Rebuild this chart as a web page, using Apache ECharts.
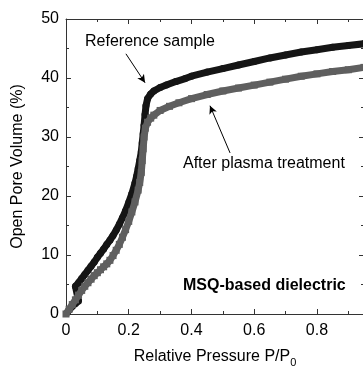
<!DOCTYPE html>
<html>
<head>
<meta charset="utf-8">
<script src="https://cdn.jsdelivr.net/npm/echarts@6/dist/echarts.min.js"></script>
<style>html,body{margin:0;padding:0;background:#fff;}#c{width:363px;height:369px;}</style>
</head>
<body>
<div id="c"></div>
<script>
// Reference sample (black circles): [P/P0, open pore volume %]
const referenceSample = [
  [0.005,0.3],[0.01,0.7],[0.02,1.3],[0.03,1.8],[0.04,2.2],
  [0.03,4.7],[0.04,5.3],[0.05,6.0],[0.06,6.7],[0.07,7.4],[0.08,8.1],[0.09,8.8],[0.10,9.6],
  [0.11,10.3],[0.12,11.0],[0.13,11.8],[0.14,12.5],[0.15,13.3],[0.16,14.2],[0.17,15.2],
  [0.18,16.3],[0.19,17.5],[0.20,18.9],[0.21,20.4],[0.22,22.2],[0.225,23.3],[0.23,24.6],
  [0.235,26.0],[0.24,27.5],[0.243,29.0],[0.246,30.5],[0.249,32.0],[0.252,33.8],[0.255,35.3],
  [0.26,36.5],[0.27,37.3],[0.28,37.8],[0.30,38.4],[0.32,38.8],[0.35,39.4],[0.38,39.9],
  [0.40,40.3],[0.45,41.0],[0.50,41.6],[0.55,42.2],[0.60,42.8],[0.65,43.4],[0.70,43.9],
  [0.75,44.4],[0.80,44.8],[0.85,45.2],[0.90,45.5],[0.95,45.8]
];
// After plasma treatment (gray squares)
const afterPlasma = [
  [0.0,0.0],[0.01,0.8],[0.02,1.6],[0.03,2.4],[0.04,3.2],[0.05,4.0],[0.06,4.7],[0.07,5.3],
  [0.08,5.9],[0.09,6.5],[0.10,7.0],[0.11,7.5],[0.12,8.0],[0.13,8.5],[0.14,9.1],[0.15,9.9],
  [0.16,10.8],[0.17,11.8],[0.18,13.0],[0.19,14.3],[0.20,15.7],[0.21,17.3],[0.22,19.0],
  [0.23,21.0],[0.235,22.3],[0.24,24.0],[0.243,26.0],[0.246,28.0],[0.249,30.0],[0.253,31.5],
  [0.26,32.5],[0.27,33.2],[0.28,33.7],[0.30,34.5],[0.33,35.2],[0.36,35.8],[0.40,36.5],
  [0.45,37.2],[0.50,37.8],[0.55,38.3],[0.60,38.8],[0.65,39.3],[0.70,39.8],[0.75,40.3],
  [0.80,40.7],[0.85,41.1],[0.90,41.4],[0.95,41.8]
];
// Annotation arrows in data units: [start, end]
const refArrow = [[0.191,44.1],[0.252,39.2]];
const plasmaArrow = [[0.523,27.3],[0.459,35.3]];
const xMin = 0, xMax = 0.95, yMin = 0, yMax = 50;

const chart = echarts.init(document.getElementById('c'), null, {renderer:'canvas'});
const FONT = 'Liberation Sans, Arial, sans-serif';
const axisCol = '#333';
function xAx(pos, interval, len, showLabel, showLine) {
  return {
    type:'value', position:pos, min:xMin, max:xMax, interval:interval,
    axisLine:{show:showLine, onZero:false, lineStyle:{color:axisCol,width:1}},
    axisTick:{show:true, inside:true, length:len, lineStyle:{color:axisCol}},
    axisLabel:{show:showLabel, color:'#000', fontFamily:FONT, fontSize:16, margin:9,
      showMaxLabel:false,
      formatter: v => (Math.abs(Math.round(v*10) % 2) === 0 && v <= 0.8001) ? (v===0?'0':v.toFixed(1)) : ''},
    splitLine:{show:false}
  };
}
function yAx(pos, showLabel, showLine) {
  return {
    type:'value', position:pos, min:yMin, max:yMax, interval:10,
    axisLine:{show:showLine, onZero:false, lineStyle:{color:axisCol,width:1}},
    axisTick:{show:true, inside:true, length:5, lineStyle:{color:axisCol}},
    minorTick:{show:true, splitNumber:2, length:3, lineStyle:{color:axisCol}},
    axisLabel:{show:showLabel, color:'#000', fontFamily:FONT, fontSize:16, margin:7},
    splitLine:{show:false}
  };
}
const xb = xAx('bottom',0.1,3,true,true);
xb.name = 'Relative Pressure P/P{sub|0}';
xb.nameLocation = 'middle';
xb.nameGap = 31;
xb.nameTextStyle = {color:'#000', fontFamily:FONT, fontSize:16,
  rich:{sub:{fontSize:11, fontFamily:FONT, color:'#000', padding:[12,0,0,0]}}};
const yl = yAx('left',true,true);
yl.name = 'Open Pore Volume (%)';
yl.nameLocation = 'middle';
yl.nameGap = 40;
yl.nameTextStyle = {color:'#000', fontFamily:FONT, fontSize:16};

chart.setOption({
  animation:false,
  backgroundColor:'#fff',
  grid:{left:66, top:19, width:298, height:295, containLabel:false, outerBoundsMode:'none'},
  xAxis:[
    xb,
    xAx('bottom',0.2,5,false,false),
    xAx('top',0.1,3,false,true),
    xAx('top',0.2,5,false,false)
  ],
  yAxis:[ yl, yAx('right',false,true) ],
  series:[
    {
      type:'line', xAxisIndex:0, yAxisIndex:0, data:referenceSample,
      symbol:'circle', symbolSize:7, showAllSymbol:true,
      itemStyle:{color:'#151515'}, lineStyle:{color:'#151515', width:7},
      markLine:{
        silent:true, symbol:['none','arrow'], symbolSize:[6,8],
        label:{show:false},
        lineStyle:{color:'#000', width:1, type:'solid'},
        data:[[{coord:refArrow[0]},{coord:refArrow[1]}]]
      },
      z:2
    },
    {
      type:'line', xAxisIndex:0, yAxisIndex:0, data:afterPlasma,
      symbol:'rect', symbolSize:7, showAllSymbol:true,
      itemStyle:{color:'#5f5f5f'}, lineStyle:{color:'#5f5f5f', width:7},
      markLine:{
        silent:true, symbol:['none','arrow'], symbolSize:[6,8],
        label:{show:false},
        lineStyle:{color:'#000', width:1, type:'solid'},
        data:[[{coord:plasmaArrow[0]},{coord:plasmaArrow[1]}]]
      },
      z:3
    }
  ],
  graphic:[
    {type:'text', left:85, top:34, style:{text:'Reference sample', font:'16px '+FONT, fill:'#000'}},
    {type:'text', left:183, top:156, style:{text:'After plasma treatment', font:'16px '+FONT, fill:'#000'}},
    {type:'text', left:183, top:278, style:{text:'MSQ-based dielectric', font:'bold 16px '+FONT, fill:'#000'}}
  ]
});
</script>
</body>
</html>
::::::::::
→ Set task: Repeat the listing in full and exactly. Do not include any images.

→ Reply:
Rebuild this chart as a web page, using Apache ECharts.
<!DOCTYPE html>
<html>
<head>
<meta charset="utf-8">
<script src="https://cdn.jsdelivr.net/npm/echarts@6/dist/echarts.min.js"></script>
<style>html,body{margin:0;padding:0;background:#fff;}#c{width:363px;height:369px;}</style>
</head>
<body>
<div id="c"></div>
<script>
// Reference sample (black circles): [P/P0, open pore volume %]
const referenceSample = [
  [0.005,0.3],[0.01,0.7],[0.02,1.3],[0.03,1.8],[0.04,2.2],
  [0.03,4.7],[0.04,5.3],[0.05,6.0],[0.06,6.7],[0.07,7.4],[0.08,8.1],[0.09,8.8],[0.10,9.6],
  [0.11,10.3],[0.12,11.0],[0.13,11.8],[0.14,12.5],[0.15,13.3],[0.16,14.2],[0.17,15.2],
  [0.18,16.3],[0.19,17.5],[0.20,18.9],[0.21,20.4],[0.22,22.2],[0.225,23.3],[0.23,24.6],
  [0.235,26.0],[0.24,27.5],[0.243,29.0],[0.246,30.5],[0.249,32.0],[0.252,33.8],[0.255,35.3],
  [0.26,36.5],[0.27,37.3],[0.28,37.8],[0.30,38.4],[0.32,38.8],[0.35,39.4],[0.38,39.9],
  [0.40,40.3],[0.45,41.0],[0.50,41.6],[0.55,42.2],[0.60,42.8],[0.65,43.4],[0.70,43.9],
  [0.75,44.4],[0.80,44.8],[0.85,45.2],[0.90,45.5],[0.95,45.8]
];
// After plasma treatment (gray squares)
const afterPlasma = [
  [0.0,0.0],[0.01,0.8],[0.02,1.6],[0.03,2.4],[0.04,3.2],[0.05,4.0],[0.06,4.7],[0.07,5.3],
  [0.08,5.9],[0.09,6.5],[0.10,7.0],[0.11,7.5],[0.12,8.0],[0.13,8.5],[0.14,9.1],[0.15,9.9],
  [0.16,10.8],[0.17,11.8],[0.18,13.0],[0.19,14.3],[0.20,15.7],[0.21,17.3],[0.22,19.0],
  [0.23,21.0],[0.235,22.3],[0.24,24.0],[0.243,26.0],[0.246,28.0],[0.249,30.0],[0.253,31.5],
  [0.26,32.5],[0.27,33.2],[0.28,33.7],[0.30,34.5],[0.33,35.2],[0.36,35.8],[0.40,36.5],
  [0.45,37.2],[0.50,37.8],[0.55,38.3],[0.60,38.8],[0.65,39.3],[0.70,39.8],[0.75,40.3],
  [0.80,40.7],[0.85,41.1],[0.90,41.4],[0.95,41.8]
];
// Annotation arrows in data units: [start, end]
const refArrow = [[0.191,44.1],[0.252,39.2]];
const plasmaArrow = [[0.523,27.3],[0.459,35.3]];
const xMin = 0, xMax = 0.95, yMin = 0, yMax = 50;

const chart = echarts.init(document.getElementById('c'), null, {renderer:'canvas'});
const FONT = 'Liberation Sans, Arial, sans-serif';
const axisCol = '#333';
function xAx(pos, interval, len, showLabel, showLine) {
  return {
    type:'value', position:pos, min:xMin, max:xMax, interval:interval,
    axisLine:{show:showLine, onZero:false, lineStyle:{color:axisCol,width:1}},
    axisTick:{show:true, inside:true, length:len, lineStyle:{color:axisCol}},
    axisLabel:{show:showLabel, color:'#000', fontFamily:FONT, fontSize:16, margin:9,
      showMaxLabel:false,
      formatter: v => (Math.abs(Math.round(v*10) % 2) === 0 && v <= 0.8001) ? (v===0?'0':v.toFixed(1)) : ''},
    splitLine:{show:false}
  };
}
function yAx(pos, showLabel, showLine) {
  return {
    type:'value', position:pos, min:yMin, max:yMax, interval:10,
    axisLine:{show:showLine, onZero:false, lineStyle:{color:axisCol,width:1}},
    axisTick:{show:true, inside:true, length:5, lineStyle:{color:axisCol}},
    minorTick:{show:true, splitNumber:2, length:3, lineStyle:{color:axisCol}},
    axisLabel:{show:showLabel, color:'#000', fontFamily:FONT, fontSize:16, margin:7},
    splitLine:{show:false}
  };
}
const xb = xAx('bottom',0.1,3,true,true);
xb.name = 'Relative Pressure P/P{sub|0}';
xb.nameLocation = 'middle';
xb.nameGap = 31;
xb.nameTextStyle = {color:'#000', fontFamily:FONT, fontSize:16,
  rich:{sub:{fontSize:11, fontFamily:FONT, color:'#000', padding:[12,0,0,0]}}};
const yl = yAx('left',true,true);
yl.name = 'Open Pore Volume (%)';
yl.nameLocation = 'middle';
yl.nameGap = 40;
yl.nameTextStyle = {color:'#000', fontFamily:FONT, fontSize:16};

chart.setOption({
  animation:false,
  backgroundColor:'#fff',
  grid:{left:66, top:19, width:298, height:295, containLabel:false, outerBoundsMode:'none'},
  xAxis:[
    xb,
    xAx('bottom',0.2,5,false,false),
    xAx('top',0.1,3,false,true),
    xAx('top',0.2,5,false,false)
  ],
  yAxis:[ yl, yAx('right',false,true) ],
  series:[
    {
      type:'line', xAxisIndex:0, yAxisIndex:0, data:referenceSample,
      symbol:'circle', symbolSize:7, showAllSymbol:true,
      itemStyle:{color:'#151515'}, lineStyle:{color:'#151515', width:7},
      markLine:{
        silent:true, symbol:['none','arrow'], symbolSize:[6,8],
        label:{show:false},
        lineStyle:{color:'#000', width:1, type:'solid'},
        data:[[{coord:refArrow[0]},{coord:refArrow[1]}]]
      },
      z:2
    },
    {
      type:'line', xAxisIndex:0, yAxisIndex:0, data:afterPlasma,
      symbol:'rect', symbolSize:7, showAllSymbol:true,
      itemStyle:{color:'#5f5f5f'}, lineStyle:{color:'#5f5f5f', width:7},
      markLine:{
        silent:true, symbol:['none','arrow'], symbolSize:[6,8],
        label:{show:false},
        lineStyle:{color:'#000', width:1, type:'solid'},
        data:[[{coord:plasmaArrow[0]},{coord:plasmaArrow[1]}]]
      },
      z:3
    }
  ],
  graphic:[
    {type:'text', left:85, top:34, style:{text:'Reference sample', font:'16px '+FONT, fill:'#000'}},
    {type:'text', left:183, top:156, style:{text:'After plasma treatment', font:'16px '+FONT, fill:'#000'}},
    {type:'text', left:183, top:278, style:{text:'MSQ-based dielectric', font:'bold 16px '+FONT, fill:'#000'}}
  ]
});
</script>
</body>
</html>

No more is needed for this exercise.